_Exercise details_
Output the entries below exactly as written, omitting pictures.

_Material for this exercise_
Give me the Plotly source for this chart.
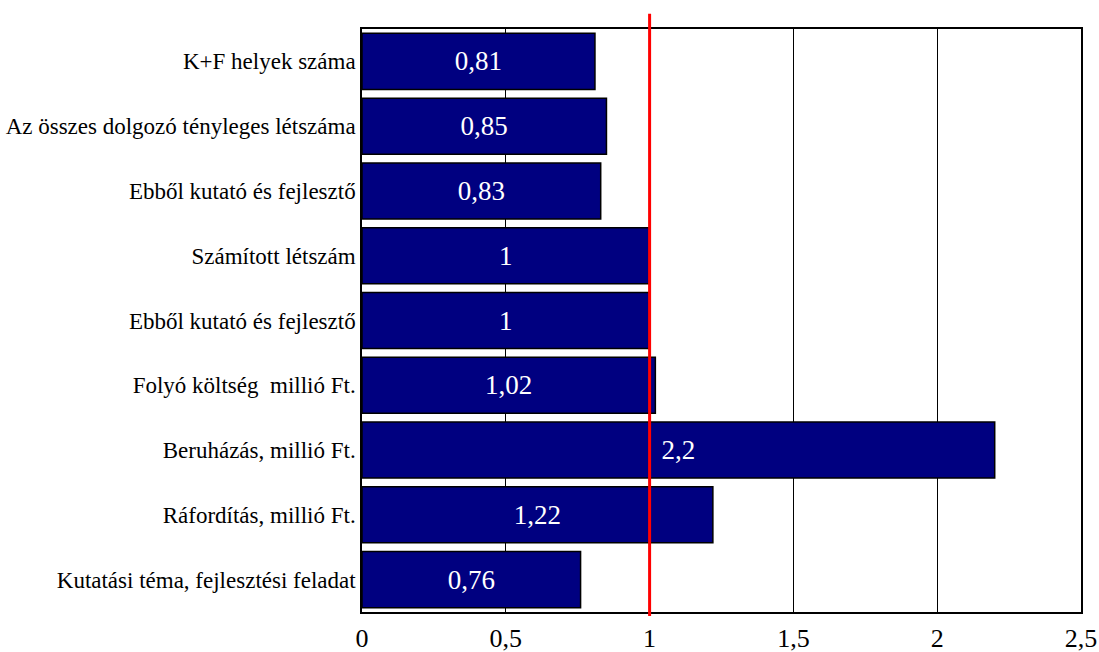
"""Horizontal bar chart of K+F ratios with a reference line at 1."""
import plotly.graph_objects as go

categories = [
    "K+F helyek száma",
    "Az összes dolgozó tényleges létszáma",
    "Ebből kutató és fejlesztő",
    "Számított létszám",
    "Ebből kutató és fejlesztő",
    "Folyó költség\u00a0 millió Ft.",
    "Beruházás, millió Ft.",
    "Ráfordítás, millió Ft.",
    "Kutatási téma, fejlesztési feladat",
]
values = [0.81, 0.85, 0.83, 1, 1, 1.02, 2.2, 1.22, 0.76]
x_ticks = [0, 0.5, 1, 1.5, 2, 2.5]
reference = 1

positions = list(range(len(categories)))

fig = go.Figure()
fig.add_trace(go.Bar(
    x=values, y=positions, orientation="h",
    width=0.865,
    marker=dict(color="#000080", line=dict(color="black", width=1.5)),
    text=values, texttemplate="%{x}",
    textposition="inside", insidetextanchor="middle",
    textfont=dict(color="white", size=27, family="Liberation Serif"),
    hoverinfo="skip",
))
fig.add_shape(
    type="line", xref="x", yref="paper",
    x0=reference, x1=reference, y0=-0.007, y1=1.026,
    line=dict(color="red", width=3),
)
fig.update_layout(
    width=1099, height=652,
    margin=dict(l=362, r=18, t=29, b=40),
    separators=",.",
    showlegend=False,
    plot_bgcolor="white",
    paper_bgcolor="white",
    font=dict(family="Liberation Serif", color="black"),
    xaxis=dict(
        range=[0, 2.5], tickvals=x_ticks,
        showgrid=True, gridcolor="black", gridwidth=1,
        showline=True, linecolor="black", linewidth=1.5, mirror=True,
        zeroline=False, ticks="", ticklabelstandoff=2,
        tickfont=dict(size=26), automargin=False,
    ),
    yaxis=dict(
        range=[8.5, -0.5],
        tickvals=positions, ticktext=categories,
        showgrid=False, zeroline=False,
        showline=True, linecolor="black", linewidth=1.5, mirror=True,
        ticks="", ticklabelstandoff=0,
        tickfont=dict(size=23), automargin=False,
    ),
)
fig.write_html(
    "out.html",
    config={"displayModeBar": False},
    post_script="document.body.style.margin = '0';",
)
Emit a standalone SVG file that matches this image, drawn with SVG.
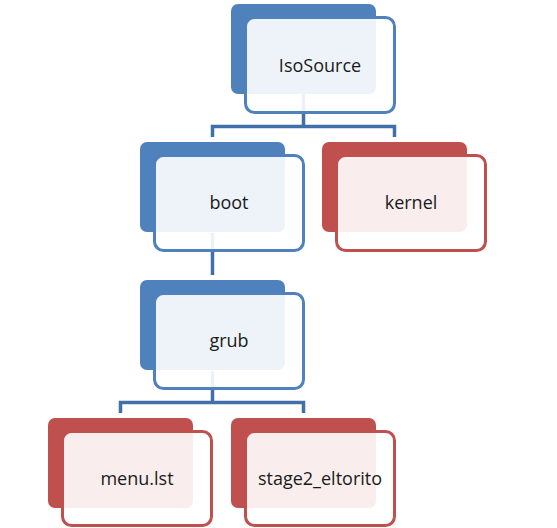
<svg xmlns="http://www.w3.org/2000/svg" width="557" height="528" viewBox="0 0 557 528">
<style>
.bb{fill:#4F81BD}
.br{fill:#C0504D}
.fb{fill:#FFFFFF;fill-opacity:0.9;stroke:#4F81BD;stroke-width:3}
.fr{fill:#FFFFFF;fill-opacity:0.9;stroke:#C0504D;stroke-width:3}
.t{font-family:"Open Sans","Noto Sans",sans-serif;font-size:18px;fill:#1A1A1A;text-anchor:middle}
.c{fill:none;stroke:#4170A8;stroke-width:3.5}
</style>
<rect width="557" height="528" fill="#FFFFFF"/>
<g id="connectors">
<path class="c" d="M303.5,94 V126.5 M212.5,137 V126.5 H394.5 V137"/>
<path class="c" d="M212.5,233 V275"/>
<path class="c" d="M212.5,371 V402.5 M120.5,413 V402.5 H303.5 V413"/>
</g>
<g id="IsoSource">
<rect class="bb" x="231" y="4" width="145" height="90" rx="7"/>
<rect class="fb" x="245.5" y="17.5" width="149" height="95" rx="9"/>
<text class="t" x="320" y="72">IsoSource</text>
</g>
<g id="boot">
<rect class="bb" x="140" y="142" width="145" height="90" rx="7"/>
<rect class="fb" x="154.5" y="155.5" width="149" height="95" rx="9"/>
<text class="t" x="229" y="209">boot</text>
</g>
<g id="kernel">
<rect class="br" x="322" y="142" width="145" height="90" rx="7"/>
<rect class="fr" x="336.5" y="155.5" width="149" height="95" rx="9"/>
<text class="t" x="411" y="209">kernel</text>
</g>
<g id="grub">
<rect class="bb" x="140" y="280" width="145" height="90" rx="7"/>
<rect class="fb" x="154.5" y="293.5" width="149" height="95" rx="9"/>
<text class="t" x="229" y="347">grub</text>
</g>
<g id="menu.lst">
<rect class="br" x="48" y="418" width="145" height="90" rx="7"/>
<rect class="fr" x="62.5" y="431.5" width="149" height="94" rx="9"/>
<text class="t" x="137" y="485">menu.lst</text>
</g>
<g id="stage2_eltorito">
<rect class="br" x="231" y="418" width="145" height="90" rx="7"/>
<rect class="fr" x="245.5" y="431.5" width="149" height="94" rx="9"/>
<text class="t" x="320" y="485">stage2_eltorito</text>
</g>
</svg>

_Response_
Give me the Plotly source for this chart.
"""Horizontal bar chart of K+F ratios with a reference line at 1."""
import plotly.graph_objects as go

categories = [
    "K+F helyek száma",
    "Az összes dolgozó tényleges létszáma",
    "Ebből kutató és fejlesztő",
    "Számított létszám",
    "Ebből kutató és fejlesztő",
    "Folyó költség\u00a0 millió Ft.",
    "Beruházás, millió Ft.",
    "Ráfordítás, millió Ft.",
    "Kutatási téma, fejlesztési feladat",
]
values = [0.81, 0.85, 0.83, 1, 1, 1.02, 2.2, 1.22, 0.76]
x_ticks = [0, 0.5, 1, 1.5, 2, 2.5]
reference = 1

positions = list(range(len(categories)))

fig = go.Figure()
fig.add_trace(go.Bar(
    x=values, y=positions, orientation="h",
    width=0.865,
    marker=dict(color="#000080", line=dict(color="black", width=1.5)),
    text=values, texttemplate="%{x}",
    textposition="inside", insidetextanchor="middle",
    textfont=dict(color="white", size=27, family="Liberation Serif"),
    hoverinfo="skip",
))
fig.add_shape(
    type="line", xref="x", yref="paper",
    x0=reference, x1=reference, y0=-0.007, y1=1.026,
    line=dict(color="red", width=3),
)
fig.update_layout(
    width=1099, height=652,
    margin=dict(l=362, r=18, t=29, b=40),
    separators=",.",
    showlegend=False,
    plot_bgcolor="white",
    paper_bgcolor="white",
    font=dict(family="Liberation Serif", color="black"),
    xaxis=dict(
        range=[0, 2.5], tickvals=x_ticks,
        showgrid=True, gridcolor="black", gridwidth=1,
        showline=True, linecolor="black", linewidth=1.5, mirror=True,
        zeroline=False, ticks="", ticklabelstandoff=2,
        tickfont=dict(size=26), automargin=False,
    ),
    yaxis=dict(
        range=[8.5, -0.5],
        tickvals=positions, ticktext=categories,
        showgrid=False, zeroline=False,
        showline=True, linecolor="black", linewidth=1.5, mirror=True,
        ticks="", ticklabelstandoff=0,
        tickfont=dict(size=23), automargin=False,
    ),
)
fig.write_html(
    "out.html",
    config={"displayModeBar": False},
    post_script="document.body.style.margin = '0';",
)
Emit a standalone SVG file that matches this image, drawn with SVG.
<svg xmlns="http://www.w3.org/2000/svg" width="557" height="528" viewBox="0 0 557 528">
<style>
.bb{fill:#4F81BD}
.br{fill:#C0504D}
.fb{fill:#FFFFFF;fill-opacity:0.9;stroke:#4F81BD;stroke-width:3}
.fr{fill:#FFFFFF;fill-opacity:0.9;stroke:#C0504D;stroke-width:3}
.t{font-family:"Open Sans","Noto Sans",sans-serif;font-size:18px;fill:#1A1A1A;text-anchor:middle}
.c{fill:none;stroke:#4170A8;stroke-width:3.5}
</style>
<rect width="557" height="528" fill="#FFFFFF"/>
<g id="connectors">
<path class="c" d="M303.5,94 V126.5 M212.5,137 V126.5 H394.5 V137"/>
<path class="c" d="M212.5,233 V275"/>
<path class="c" d="M212.5,371 V402.5 M120.5,413 V402.5 H303.5 V413"/>
</g>
<g id="IsoSource">
<rect class="bb" x="231" y="4" width="145" height="90" rx="7"/>
<rect class="fb" x="245.5" y="17.5" width="149" height="95" rx="9"/>
<text class="t" x="320" y="72">IsoSource</text>
</g>
<g id="boot">
<rect class="bb" x="140" y="142" width="145" height="90" rx="7"/>
<rect class="fb" x="154.5" y="155.5" width="149" height="95" rx="9"/>
<text class="t" x="229" y="209">boot</text>
</g>
<g id="kernel">
<rect class="br" x="322" y="142" width="145" height="90" rx="7"/>
<rect class="fr" x="336.5" y="155.5" width="149" height="95" rx="9"/>
<text class="t" x="411" y="209">kernel</text>
</g>
<g id="grub">
<rect class="bb" x="140" y="280" width="145" height="90" rx="7"/>
<rect class="fb" x="154.5" y="293.5" width="149" height="95" rx="9"/>
<text class="t" x="229" y="347">grub</text>
</g>
<g id="menu.lst">
<rect class="br" x="48" y="418" width="145" height="90" rx="7"/>
<rect class="fr" x="62.5" y="431.5" width="149" height="94" rx="9"/>
<text class="t" x="137" y="485">menu.lst</text>
</g>
<g id="stage2_eltorito">
<rect class="br" x="231" y="418" width="145" height="90" rx="7"/>
<rect class="fr" x="245.5" y="431.5" width="149" height="94" rx="9"/>
<text class="t" x="320" y="485">stage2_eltorito</text>
</g>
</svg>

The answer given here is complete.